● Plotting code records
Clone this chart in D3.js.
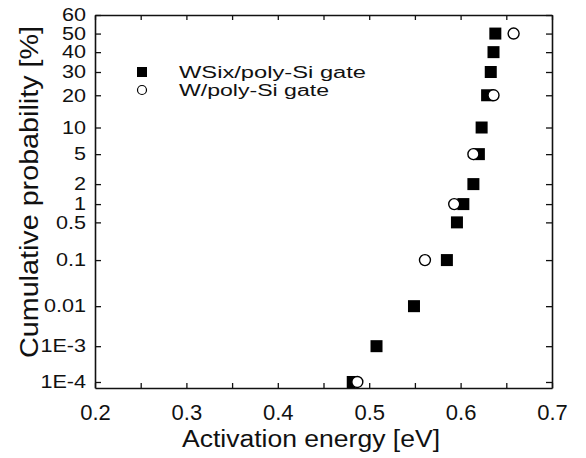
<!DOCTYPE html>
<html>
<head>
<meta charset="utf-8">
<script src="https://cdn.jsdelivr.net/npm/d3@7"></script>
<style>
  body { margin: 0; background: #fff; }
  text { font-family: "Liberation Sans", Arial, sans-serif; fill: #111; }
</style>
</head>
<body>
<script>
let w = 586;
let h = 458;
let plotL = 95, plotR = 552, plotT = 15, plotB = 388;

// cumulative probability in %, activation energy in eV
let wsixProb = [1e-4, 1e-3, 0.01, 0.1, 0.5, 1, 2, 5, 10, 20, 30, 40, 50];
let wsixEa   = [0.482, 0.508, 0.549, 0.585, 0.596, 0.603, 0.614, 0.620, 0.623, 0.629, 0.633, 0.636, 0.638];
let wProb = [1e-4, 0.1, 1, 5, 20, 50];
let wEa   = [0.487, 0.561, 0.593, 0.614, 0.636, 0.658];

let xTicks = [0.2, 0.25, 0.3, 0.35, 0.4, 0.45, 0.5, 0.55, 0.6, 0.65, 0.7];
let yTickVals = [1e-4, 1e-3, 0.01, 0.1, 0.5, 1, 2, 5, 10, 20, 30, 40, 50, 60];
let yTickLabels = ["1E-4", "1E-3", "0.01", "0.1", "0.5", "1", "2", "5", "10", "20", "30", "40", "50", "60"];

// inverse normal cdf (Acklam) -> probability paper axis
function probit(p){
  let a=[-3.969683028665376e+01,2.209460984245205e+02,-2.759285104469687e+02,1.383577518672690e+02,-3.066479806614716e+01,2.506628277459239e+00];
  let b=[-5.447609879822406e+01,1.615858368580409e+02,-1.556989798598866e+02,6.680131188771972e+01,-1.328068155288572e+01];
  let c=[-7.784894002430293e-03,-3.223964580411365e-01,-2.400758277161838e+00,-2.549732539343734e+00,4.374664141464968e+00,2.938163982698783e+00];
  let d=[7.784695709041462e-03,3.224671290700398e-01,2.445134137142996e+00,3.754408661907416e+00];
  let pl = 0.02425, q, r;
  if (p < pl) {
    q = Math.sqrt(-2*Math.log(p));
    return (((((c[0]*q+c[1])*q+c[2])*q+c[3])*q+c[4])*q+c[5])/((((d[0]*q+d[1])*q+d[2])*q+d[3])*q+1);
  }
  if (p <= 1-pl) {
    q = p-0.5; r = q*q;
    return (((((a[0]*r+a[1])*r+a[2])*r+a[3])*r+a[4])*r+a[5])*q/(((((b[0]*r+b[1])*r+b[2])*r+b[3])*r+b[4])*r+1);
  }
  q = Math.sqrt(-2*Math.log(1-p));
  return -(((((c[0]*q+c[1])*q+c[2])*q+c[3])*q+c[4])*q+c[5])/((((d[0]*q+d[1])*q+d[2])*q+d[3])*q+1);
}

let x = d3.scaleLinear().domain([0.2, 0.7]).range([plotL, plotR]);
let yz = d3.scaleLinear().domain([probit(1e-6) - 0.082, probit(0.6)]).range([plotB, plotT]);
let y = (pct) => yz(probit(pct / 100));

let svg = d3.select("body")
            .append("svg")
            .attr("width", w)
            .attr("height", h);

let fmtX = (d) => (Math.round(d*100) % 10 === 0) ? d.toFixed(1) : "";

let gx = svg.append("g").attr("transform", "translate(0," + plotB + ")")
  .call(d3.axisBottom(x).tickValues(xTicks).tickFormat(fmtX).tickSizeInner(-5).tickSizeOuter(0).tickPadding(16));
svg.append("g").attr("transform", "translate(0," + plotT + ")")
  .call(d3.axisTop(x).tickValues(xTicks).tickFormat("").tickSizeInner(-5).tickSizeOuter(0));

let zTicks = yTickVals.map(v => probit(v / 100));
let gy = svg.append("g").attr("transform", "translate(" + plotL + ",0)")
  .call(d3.axisLeft(yz).tickValues(zTicks).tickFormat((d, i) => yTickLabels[i]).tickSizeInner(-6).tickSizeOuter(0).tickPadding(9));
svg.append("g").attr("transform", "translate(" + plotR + ",0)")
  .call(d3.axisRight(yz).tickValues(zTicks).tickFormat("").tickSizeInner(-6).tickSizeOuter(0));

svg.selectAll(".domain").attr("stroke", "#111").attr("stroke-width", 1.6);
svg.selectAll(".tick line").attr("stroke", "#111").attr("stroke-width", 1.3);
svg.selectAll(".tick text").attr("font-family", "Liberation Sans, Arial, sans-serif").attr("fill", "#111");
gx.selectAll(".tick text").attr("font-size", 22);
// y labels look a bit wide in the scan -> stretch sideways
gy.selectAll(".tick text").attr("font-size", 18).attr("x", -9 / 1.2).attr("transform", "scale(1.2,1)");

// axis titles
svg.append("text")
  .attr("x", 311).attr("y", 447)
  .attr("text-anchor", "middle")
  .attr("font-size", 23)
  .attr("textLength", 258).attr("lengthAdjust", "spacingAndGlyphs")
  .text("Activation energy [eV]");

svg.append("text")
  .attr("transform", "translate(38,192) rotate(-90)")
  .attr("text-anchor", "middle")
  .attr("font-size", 25)
  .attr("textLength", 332).attr("lengthAdjust", "spacingAndGlyphs")
  .text("Cumulative probability [%]");

// data
let sq = 12;
svg.selectAll("rect.wsix")
  .data(wsixProb)
  .enter()
  .append("rect")
    .attr("class", "wsix")
    .attr("x", (d, i) => x(wsixEa[i]) - sq/2)
    .attr("y", (d) => y(d) - sq/2)
    .attr("width", sq)
    .attr("height", sq)
    .attr("fill", "#000");

svg.selectAll("circle.w")
  .data(wProb)
  .enter()
  .append("circle")
    .attr("class", "w")
    .attr("cx", (d, i) => x(wEa[i]))
    .attr("cy", (d) => y(d))
    .attr("r", 5.5)
    .attr("fill", "#fff")
    .attr("stroke", "#000")
    .attr("stroke-width", 1.4);

// legend
svg.append("rect").attr("x", 137).attr("y", 67).attr("width", 10).attr("height", 10).attr("fill", "#000");
svg.append("circle").attr("cx", 142).attr("cy", 90).attr("r", 4.5).attr("fill", "#fff").attr("stroke", "#000").attr("stroke-width", 1.2);
svg.append("text").attr("x", 179).attr("y", 78).attr("font-size", 16)
  .attr("textLength", 187).attr("lengthAdjust", "spacingAndGlyphs")
  .text("WSix/poly-Si gate");
svg.append("text").attr("x", 179).attr("y", 96).attr("font-size", 16)
  .attr("textLength", 150).attr("lengthAdjust", "spacingAndGlyphs")
  .text("W/poly-Si gate");
</script>
</body>
</html>
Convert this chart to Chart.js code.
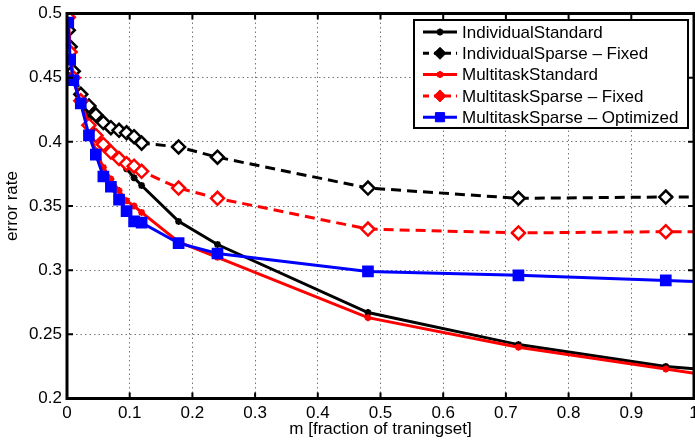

● Exercise
Go back to the records above and write them out exactly, without the pictures.

● Solution to this task
Clone this chart in D3.js.
<!DOCTYPE html>
<html>
<head>
<meta charset="utf-8">
<script src="https://cdn.jsdelivr.net/npm/d3@7"></script>
<style>
  body { margin: 0; background: #fff; }
  text { font-family: "Liberation Sans", Arial, sans-serif; fill: #111; }
</style>
</head>
<body>
<script>
let w = 586;
let h = 458;
let plotL = 95, plotR = 552, plotT = 15, plotB = 388;

// cumulative probability in %, activation energy in eV
let wsixProb = [1e-4, 1e-3, 0.01, 0.1, 0.5, 1, 2, 5, 10, 20, 30, 40, 50];
let wsixEa   = [0.482, 0.508, 0.549, 0.585, 0.596, 0.603, 0.614, 0.620, 0.623, 0.629, 0.633, 0.636, 0.638];
let wProb = [1e-4, 0.1, 1, 5, 20, 50];
let wEa   = [0.487, 0.561, 0.593, 0.614, 0.636, 0.658];

let xTicks = [0.2, 0.25, 0.3, 0.35, 0.4, 0.45, 0.5, 0.55, 0.6, 0.65, 0.7];
let yTickVals = [1e-4, 1e-3, 0.01, 0.1, 0.5, 1, 2, 5, 10, 20, 30, 40, 50, 60];
let yTickLabels = ["1E-4", "1E-3", "0.01", "0.1", "0.5", "1", "2", "5", "10", "20", "30", "40", "50", "60"];

// inverse normal cdf (Acklam) -> probability paper axis
function probit(p){
  let a=[-3.969683028665376e+01,2.209460984245205e+02,-2.759285104469687e+02,1.383577518672690e+02,-3.066479806614716e+01,2.506628277459239e+00];
  let b=[-5.447609879822406e+01,1.615858368580409e+02,-1.556989798598866e+02,6.680131188771972e+01,-1.328068155288572e+01];
  let c=[-7.784894002430293e-03,-3.223964580411365e-01,-2.400758277161838e+00,-2.549732539343734e+00,4.374664141464968e+00,2.938163982698783e+00];
  let d=[7.784695709041462e-03,3.224671290700398e-01,2.445134137142996e+00,3.754408661907416e+00];
  let pl = 0.02425, q, r;
  if (p < pl) {
    q = Math.sqrt(-2*Math.log(p));
    return (((((c[0]*q+c[1])*q+c[2])*q+c[3])*q+c[4])*q+c[5])/((((d[0]*q+d[1])*q+d[2])*q+d[3])*q+1);
  }
  if (p <= 1-pl) {
    q = p-0.5; r = q*q;
    return (((((a[0]*r+a[1])*r+a[2])*r+a[3])*r+a[4])*r+a[5])*q/(((((b[0]*r+b[1])*r+b[2])*r+b[3])*r+b[4])*r+1);
  }
  q = Math.sqrt(-2*Math.log(1-p));
  return -(((((c[0]*q+c[1])*q+c[2])*q+c[3])*q+c[4])*q+c[5])/((((d[0]*q+d[1])*q+d[2])*q+d[3])*q+1);
}

let x = d3.scaleLinear().domain([0.2, 0.7]).range([plotL, plotR]);
let yz = d3.scaleLinear().domain([probit(1e-6) - 0.082, probit(0.6)]).range([plotB, plotT]);
let y = (pct) => yz(probit(pct / 100));

let svg = d3.select("body")
            .append("svg")
            .attr("width", w)
            .attr("height", h);

let fmtX = (d) => (Math.round(d*100) % 10 === 0) ? d.toFixed(1) : "";

let gx = svg.append("g").attr("transform", "translate(0," + plotB + ")")
  .call(d3.axisBottom(x).tickValues(xTicks).tickFormat(fmtX).tickSizeInner(-5).tickSizeOuter(0).tickPadding(16));
svg.append("g").attr("transform", "translate(0," + plotT + ")")
  .call(d3.axisTop(x).tickValues(xTicks).tickFormat("").tickSizeInner(-5).tickSizeOuter(0));

let zTicks = yTickVals.map(v => probit(v / 100));
let gy = svg.append("g").attr("transform", "translate(" + plotL + ",0)")
  .call(d3.axisLeft(yz).tickValues(zTicks).tickFormat((d, i) => yTickLabels[i]).tickSizeInner(-6).tickSizeOuter(0).tickPadding(9));
svg.append("g").attr("transform", "translate(" + plotR + ",0)")
  .call(d3.axisRight(yz).tickValues(zTicks).tickFormat("").tickSizeInner(-6).tickSizeOuter(0));

svg.selectAll(".domain").attr("stroke", "#111").attr("stroke-width", 1.6);
svg.selectAll(".tick line").attr("stroke", "#111").attr("stroke-width", 1.3);
svg.selectAll(".tick text").attr("font-family", "Liberation Sans, Arial, sans-serif").attr("fill", "#111");
gx.selectAll(".tick text").attr("font-size", 22);
// y labels look a bit wide in the scan -> stretch sideways
gy.selectAll(".tick text").attr("font-size", 18).attr("x", -9 / 1.2).attr("transform", "scale(1.2,1)");

// axis titles
svg.append("text")
  .attr("x", 311).attr("y", 447)
  .attr("text-anchor", "middle")
  .attr("font-size", 23)
  .attr("textLength", 258).attr("lengthAdjust", "spacingAndGlyphs")
  .text("Activation energy [eV]");

svg.append("text")
  .attr("transform", "translate(38,192) rotate(-90)")
  .attr("text-anchor", "middle")
  .attr("font-size", 25)
  .attr("textLength", 332).attr("lengthAdjust", "spacingAndGlyphs")
  .text("Cumulative probability [%]");

// data
let sq = 12;
svg.selectAll("rect.wsix")
  .data(wsixProb)
  .enter()
  .append("rect")
    .attr("class", "wsix")
    .attr("x", (d, i) => x(wsixEa[i]) - sq/2)
    .attr("y", (d) => y(d) - sq/2)
    .attr("width", sq)
    .attr("height", sq)
    .attr("fill", "#000");

svg.selectAll("circle.w")
  .data(wProb)
  .enter()
  .append("circle")
    .attr("class", "w")
    .attr("cx", (d, i) => x(wEa[i]))
    .attr("cy", (d) => y(d))
    .attr("r", 5.5)
    .attr("fill", "#fff")
    .attr("stroke", "#000")
    .attr("stroke-width", 1.4);

// legend
svg.append("rect").attr("x", 137).attr("y", 67).attr("width", 10).attr("height", 10).attr("fill", "#000");
svg.append("circle").attr("cx", 142).attr("cy", 90).attr("r", 4.5).attr("fill", "#fff").attr("stroke", "#000").attr("stroke-width", 1.2);
svg.append("text").attr("x", 179).attr("y", 78).attr("font-size", 16)
  .attr("textLength", 187).attr("lengthAdjust", "spacingAndGlyphs")
  .text("WSix/poly-Si gate");
svg.append("text").attr("x", 179).attr("y", 96).attr("font-size", 16)
  .attr("textLength", 150).attr("lengthAdjust", "spacingAndGlyphs")
  .text("W/poly-Si gate");
</script>
</body>
</html>
Convert this chart to Chart.js code.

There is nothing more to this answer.